ISRAEL: Today, the world remembers the Nazi slaughter of Jews in the Holocaust. Nuala Haughey reports from the Yad Vashem museum in Jerusalem, 59 years after the liberation of Auschwitz.
"The Jewish nose is curved at the edge. It looks like a number six." This example from a Nazi textbook lesson on How to Recognise a Jew was shown to 29 European diplomats who gathered yesterday in Israel's Holocaust museum for a remembrance event.
The illustrated lesson came from a 1938 anti-Semitic propaganda book, The Poison Mushroom, which used the quaint story-telling format to teach German children that Jews were cunning, stupid and ugly, and must be eradicated.
The International School for Holocaust Studies at Yad Vashem museum in Jerusalem has incorporated such materials in a lesson plan designed for European school children which explores the teaching of Nazi racist ideology in German schools following Hitler's rise to power. The Israeli authorities yesterday invited European states to introduce this lesson in their classrooms.
The launch of the one-hour lesson plan coincides with what for many European countries is Holocaust Remembrance Day today, the anniversary of the 1945 liberation of the Auschwitz-Birkenau concentration camp.
The Jewish state commemorates the Holocaust in May, the anniversary of the Warsaw ghetto revolt, so yesterday's event was more informative than solemn.

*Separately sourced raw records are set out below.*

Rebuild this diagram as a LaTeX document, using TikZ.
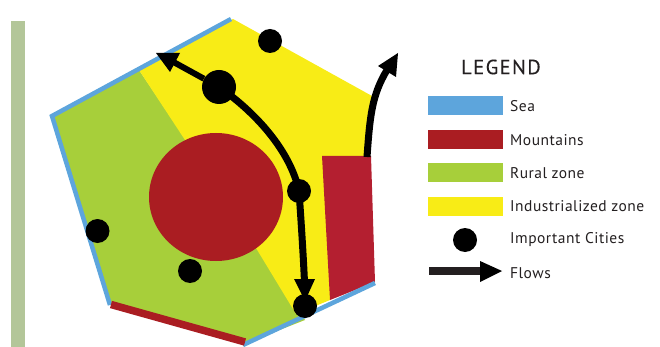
\documentclass[tikz,border=0pt]{standalone}
\usepackage{fontspec}
\setmainfont{PT Sans}
\newfontfamily\legfont[LetterSpace=3.2]{PT Sans}
\newfontfamily\titlefont[LetterSpace=7,FakeBold=0.3]{PT Sans}
\definecolor{seaB}{HTML}{5DA5DC}
\definecolor{mtnR}{HTML}{AA1D22}
\definecolor{mtnS}{HTML}{B41F30}
\definecolor{ruralG}{HTML}{A7CF3A}
\definecolor{indY}{HTML}{F8EC16}
\definecolor{barG}{HTML}{B3C699}
\definecolor{txtK}{HTML}{231F20}
\tikzset{
  city/.style={circle,fill=black,inner sep=0pt,minimum size=#1},
  city/.default=24pt,
  flowline/.style={line width=7pt,black},
  head/.style={fill=black},
  swatch/.style={minimum width=75pt,minimum height=19pt,inner sep=0pt,anchor=north west},
  legtext/.style={anchor=west,inner sep=0pt,text=txtK,font=\legfont\fontsize{15.5}{18}\selectfont},
}
\begin{document}
\begin{tikzpicture}[x=1pt,y=-1pt]
\useasboundingbox (0,0) rectangle (660,347);
\fill[barG] (11,21) rectangle (25,347);
% zones
\fill[ruralG] (52,116) -- (139,70) -- (260,250) -- (305,320) -- (244,344) -- (110,304) -- cycle;
\fill[indY] (139,70) -- (233,19) -- (372,96) -- (366,160) -- (330,300) -- (296,314) -- (256,248) -- (185,140) -- cycle;
\fill[mtnS] (322,156) -- (371,156) -- (375,282) -- (330,300) -- cycle;
\fill[mtnR] (216,197) ellipse [x radius=67, y radius=64];
% coast
\draw[seaB,line width=4.5pt] (231,19) -- (52,116) -- (110,305);
\draw[seaB,line width=4.5pt] (243,345) -- (375,283);
\draw[mtnR,line width=7.5pt] (111,304.5) -- (245,342);
% cities
\node[city=34pt] (c1) at (219,87) {};
\node[city] (c2) at (270,41) {};
\node[city] (c3) at (299,191) {};
\node[city] (c4) at (305,306) {};
\node[city] (c5) at (97.5,231) {};
\node[city] (c6) at (190,271) {};
% flows
\coordinate (f1) at (168,59);
\draw[flowline,line width=6pt] (c1) -- (f1);
\fill[head] (156,53) -- (180,53) -- (170,72) -- cycle;
\draw[flowline] (c1.center) .. controls (255,112) and (290,150) .. (c3.center);
\draw[flowline] (c3.center) .. controls (301,220) and (303,250) .. (304.5,282);
\fill[head] (294,279) -- (315,279) -- (305,301) -- cycle;
\coordinate (f3a) at (367,157);
\coordinate (f3b) at (387,70);
\draw[flowline] (f3a) .. controls (370,115) and (372,95) .. (f3b);
\fill[head] (398,53) -- (396,77) -- (378,66) -- cycle;
% legend
\node[anchor=west,inner sep=0pt,text=txtK,font=\titlefont\fontsize{20.5}{24}\selectfont] (lt) at (461,67) {LEGEND};
\node[swatch,fill=seaB] (s1) at (428,96) {};
\node[swatch,fill=mtnR] (s2) at (428,130) {};
\node[swatch,fill=ruralG] (s3) at (428,163) {};
\node[swatch,fill=indY] (s4) at (428,197) {};
\node[city] (s5) at (465,240) {};
\node[legtext] (t1) at (510,106.5) {Sea};
\node[legtext] (t2) at (510,140) {Mountains};
\node[legtext] (t3) at (510,173.5) {Rural zone};
\node[legtext] (t4) at (510,206.5) {Industrialized zone};
\node[legtext] (t5) at (510,239.5) {Important Cities};
\node[legtext] (t6) at (510,273) {Flows};
\fill[txtK] (429,267) rectangle (482,275);
\fill[black] (480,261) -- (502,271) -- (480,282) -- cycle;
\end{tikzpicture}
\end{document}
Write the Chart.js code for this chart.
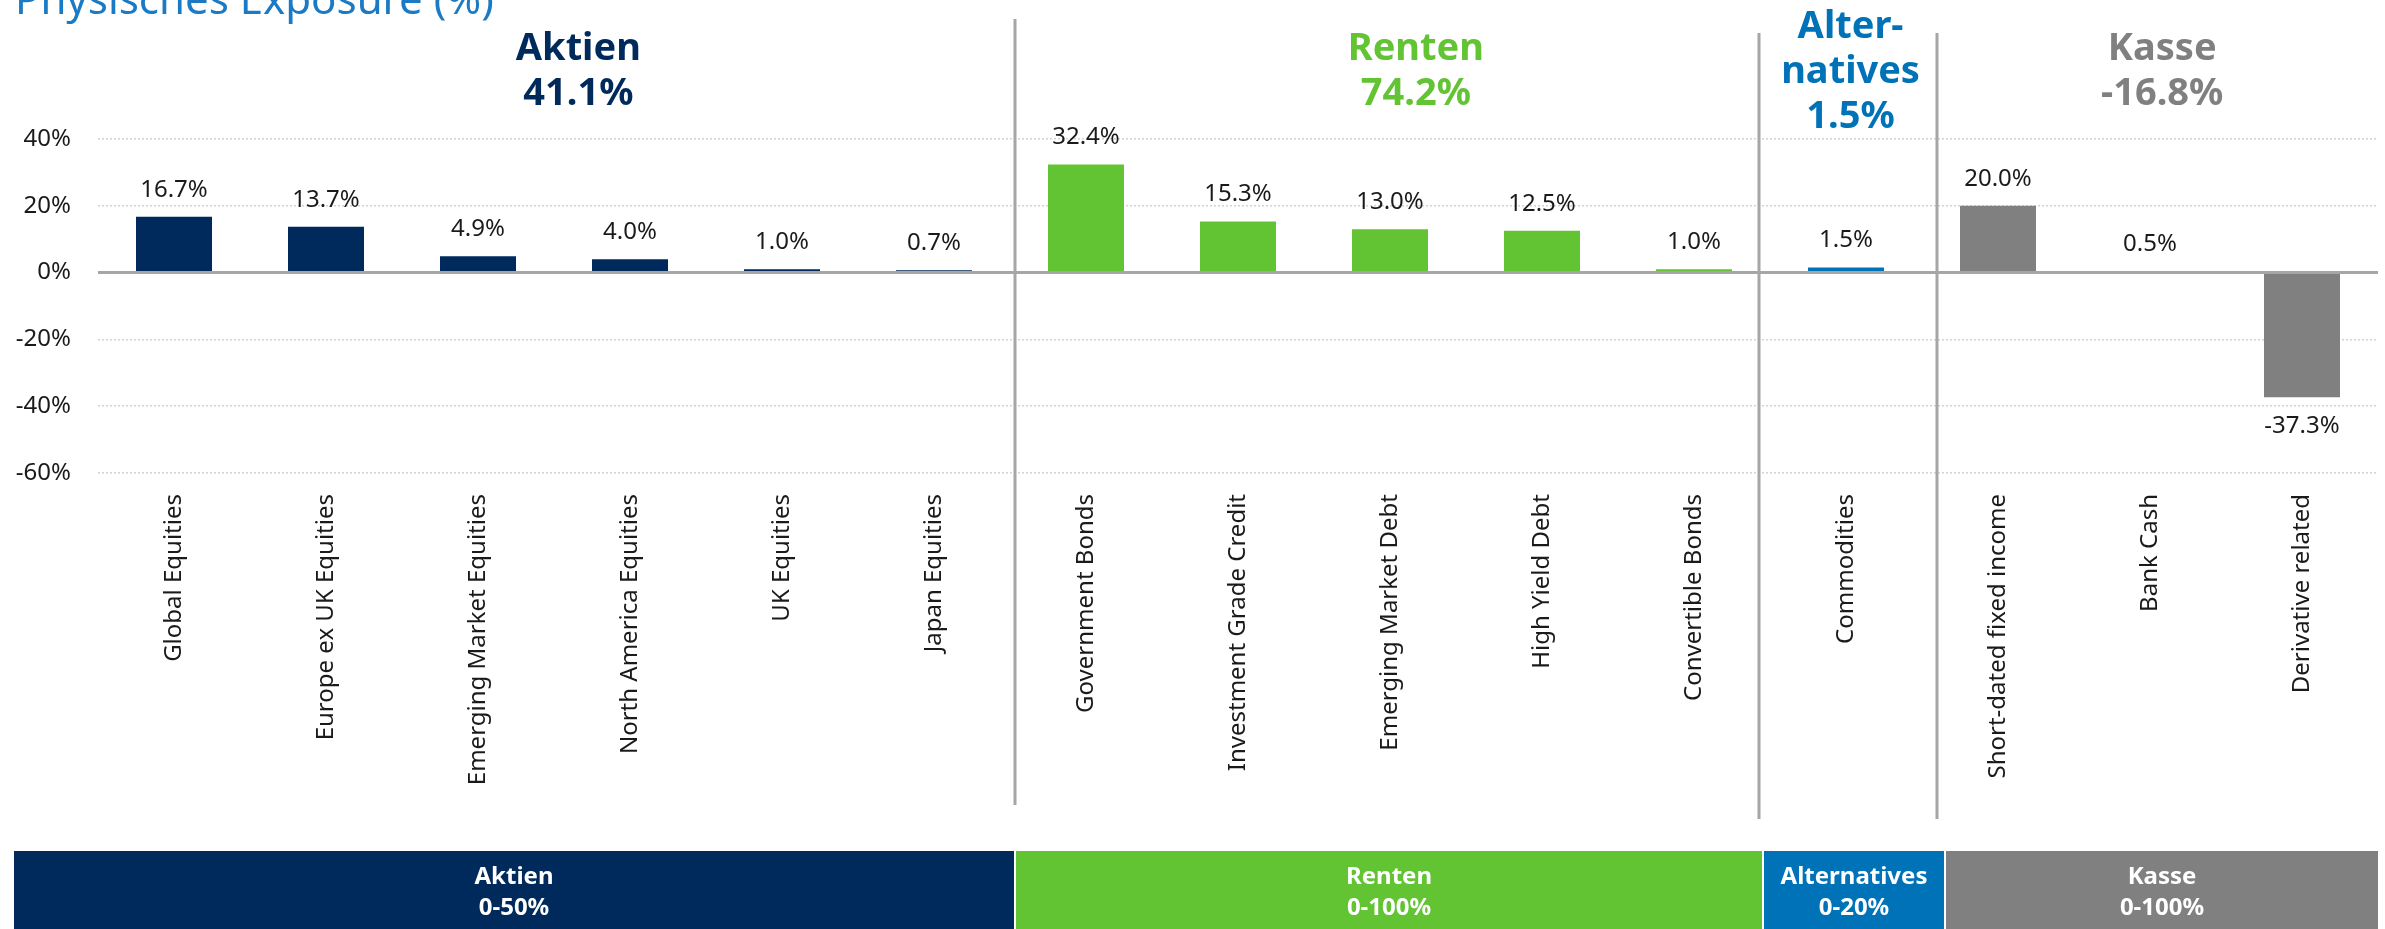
<!DOCTYPE html>
<html>
<head>
<meta charset="utf-8">
<script src="https://cdn.jsdelivr.net/npm/chart.js@4.4.0/dist/chart.umd.min.js"></script>
<style>
  html, body { margin: 0; padding: 0; background: #fff; }
  canvas { display: block; }
</style>
</head>
<body>
<canvas id="exposure" width="2385" height="929"></canvas>
<script>
const categories = [
  'Global Equities', 'Europe ex UK Equities', 'Emerging Market Equities', 'North America Equities',
  'UK Equities', 'Japan Equities', 'Government Bonds', 'Investment Grade Credit',
  'Emerging Market Debt', 'High Yield Debt', 'Convertible Bonds', 'Commodities',
  'Short-dated fixed income', 'Bank Cash', 'Derivative related'
];
const values = [16.7, 13.7, 4.9, 4.0, 1.0, 0.7, 32.4, 15.3, 13.0, 12.5, 1.0, 1.5, 20.0, 0.5, -37.3];
const groupOf = [0, 0, 0, 0, 0, 0, 1, 1, 1, 1, 1, 2, 3, 3, 3];
const groupColors = ['#002a5c', '#62c333', '#0072b8', '#808080'];
const groupNames = [['Aktien'], ['Renten'], ['Alter-', 'natives'], ['Kasse']];
const groupTotals = ['41.1%', '74.2%', '1.5%', '-16.8%'];
const bandNames = ['Aktien', 'Renten', 'Alternatives', 'Kasse'];
const bandRanges = ['0-50%', '0-100%', '0-20%', '0-100%'];
const yTicks = [-60, -40, -20, 0, 20, 40];

// where things sit, in category units
const separatorsAt = [5.53, 10.43, 11.6];
const headersAt = [2.66, 8.17, 11.03, 13.08];
const bandEdgesAt = [-1.05, 5.53, 10.455, 11.65, 14.5];

const FONT = "'Noto Sans', 'Open Sans', sans-serif";

const decorations = {
  id: 'decorations',
  afterDatasetsDraw(chart) {
    const { ctx, chartArea, scales: { x, y } } = chart;
    ctx.save();
    // zero line
    const y0 = y.getPixelForValue(0);
    ctx.strokeStyle = '#a6a6a6';
    ctx.lineWidth = 3;
    ctx.beginPath();
    ctx.moveTo(chartArea.left, y0);
    ctx.lineTo(chartArea.right, y0);
    ctx.stroke();

    // group separators
    separatorsAt.forEach((v, i) => {
      const px = Math.round(x.getPixelForValue(v));
      ctx.beginPath();
      ctx.moveTo(px, i === 0 ? 19 : 33);
      ctx.lineTo(px, i === 0 ? 805 : 819);
      ctx.stroke();
    });

    // value labels
    ctx.fillStyle = '#1a1a1a';
    ctx.font = '24px ' + FONT;
    ctx.textAlign = 'center';
    ctx.textBaseline = 'middle';
    chart.getDatasetMeta(0).data.forEach((bar, i) => {
      const v = values[i];
      const ty = v >= 0 ? bar.y - 27 : bar.y + 29;
      ctx.fillText(v.toFixed(1) + '%', bar.x, ty);
    });
    ctx.restore();
  },
  afterDraw(chart) {
    const { ctx, scales: { x } } = chart;
    ctx.save();

    // title, cut at the top like the original
    ctx.fillStyle = '#1a7ac4';
    ctx.font = '42px ' + FONT;
    ctx.textAlign = 'left';
    ctx.textBaseline = 'alphabetic';
    ctx.fillText('Physisches Exposure (%)', 15, 14);

    // group headers
    ctx.textAlign = 'center';
    ctx.textBaseline = 'middle';
    ctx.font = 'bold 38px ' + FONT;
    groupNames.forEach((name, g) => {
      const lines = name.concat([groupTotals[g]]);
      const cx = x.getPixelForValue(headersAt[g]);
      const startY = 72 - (lines.length - 1) * 45 / 2;
      ctx.fillStyle = groupColors[g];
      lines.forEach((t, k) => ctx.fillText(t, cx, startY + k * 45));
    });

    // bottom bands
    const edges = bandEdgesAt.map(v => Math.round(x.getPixelForValue(v)));
    ctx.font = 'bold 24px ' + FONT;
    bandNames.forEach((name, g) => {
      const l = edges[g] + (g > 0 ? 1 : 0);
      const r = edges[g + 1] - (g < 3 ? 1 : 0);
      ctx.fillStyle = groupColors[g];
      ctx.fillRect(l, 851, r - l, 929 - 851);
      ctx.fillStyle = '#ffffff';
      ctx.fillText(name, (l + r) / 2, 877);
      ctx.fillText(bandRanges[g], (l + r) / 2, 908);
    });
    ctx.restore();
  }
};

new Chart('exposure', {
  type: 'bar',
  data: {
    labels: categories,
    datasets: [{
      data: values,
      backgroundColor: groupOf.map(g => groupColors[g]),
      barPercentage: 0.5,
      categoryPercentage: 1.0
    }]
  },
  options: {
    responsive: false,
    animation: false,
    devicePixelRatio: 1,
    layout: { padding: { top: 139, left: 0, right: 7, bottom: 0 } },
    plugins: { legend: { display: false }, tooltip: { enabled: false } },
    scales: {
      x: {
        grid: { display: false },
        border: { display: false },
        ticks: {
          autoSkip: false,
          maxRotation: 90,
          minRotation: 90,
          padding: 13,
          color: '#1a1a1a',
          font: { size: 24, family: FONT }
        },
        afterFit: s => { s.height = 929 - 473; }
      },
      y: {
        min: -60,
        max: 40,
        grid: {
          drawTicks: false,
          color: c => (c.tick && c.tick.value === 0) ? 'rgba(0,0,0,0)' : '#d2d2d2',
          lineWidth: 1.5
        },
        border: { display: false, dash: [2, 2] },
        ticks: {
          padding: 27,
          color: '#1a1a1a',
          font: { size: 24, family: FONT },
          callback: v => v + '%'
        },
        afterBuildTicks: s => { s.ticks = yTicks.map(v => ({ value: v })); },
        afterFit: s => { s.width = 98; }
      }
    }
  },
  plugins: [decorations]
});
</script>
</body>
</html>
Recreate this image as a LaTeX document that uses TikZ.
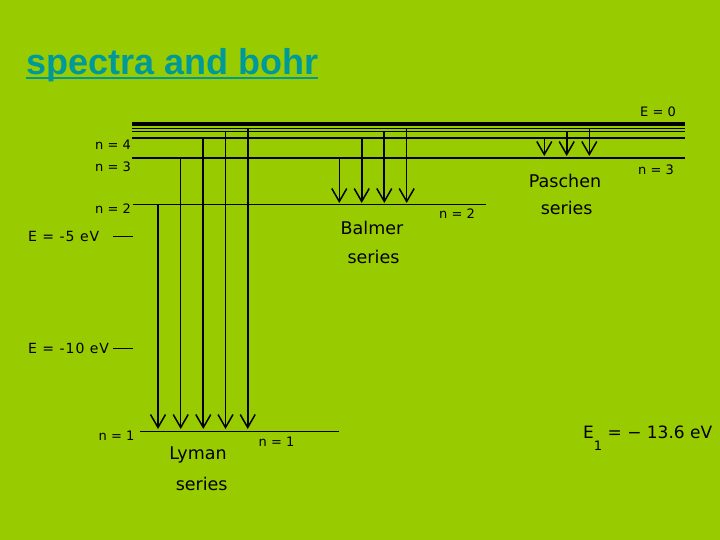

Following growing concerns about anti-Semitism in Europe, Israel this year designated 27th January as National Day to Combat Anti-Semitism.
While there have been recent attacks on synagogues and Jewish school children in European states, a survey released by the Israeli government at the weekend showed a global decline in anti-Semitic attacks in 2003, while noting an increase in France.
The Minister for Jerusalem and Diaspora Affairs, Mr Natan Sharansky, told the gathered diplomats that the foundation of today's anti-Semitism was coming from Arab countries such as Syria, Egypt and Saudi Arabia, as well as the Palestinian Authority.
He said European countries were taking steps to combat anti-Semitism, but cautioned that demonising of Jews in the past has been turned into demonising the Jewish state today.
Israel could accept legitimate political criticism, "but when the same type of demonising of the Jewish state is used at the same time for demonising Jews, that's dangerous," he said.
"The Holocaust could happen only when tens of thousands of people felt Jews were less than people. If day after day it is repeated that Israel is a Nazi state, with cartoons in the press showing Israeli leaders eating children and the army crucifying children . . . that is what is making the demonisation."
Mr Sharansky said Israel was very concerned about the fact that Jews in Paris are advised not to wear their skullcaps because it could be dangerous, and that Jewish cemeteries are being destroyed in "enlightened Europe". Education was the key to preventing anti-Semitism, he added.
The Irish ambassador to Israel, Mr Patrick Hennessy, reminded the gathering that the Minister for Foreign Affairs, Mr Cowen, had said on his recent visit to Israel that anti-Semitism is a crime of the highest magnitude which we all have a duty to fight.
Ireland as a nation and in its current role as president of the European Union takes this extremely seriously, he said.
"We are very conscious that there is always room to do better and for more effective action. I think the issue is now on the agenda in a way that it wasn't previously," he added.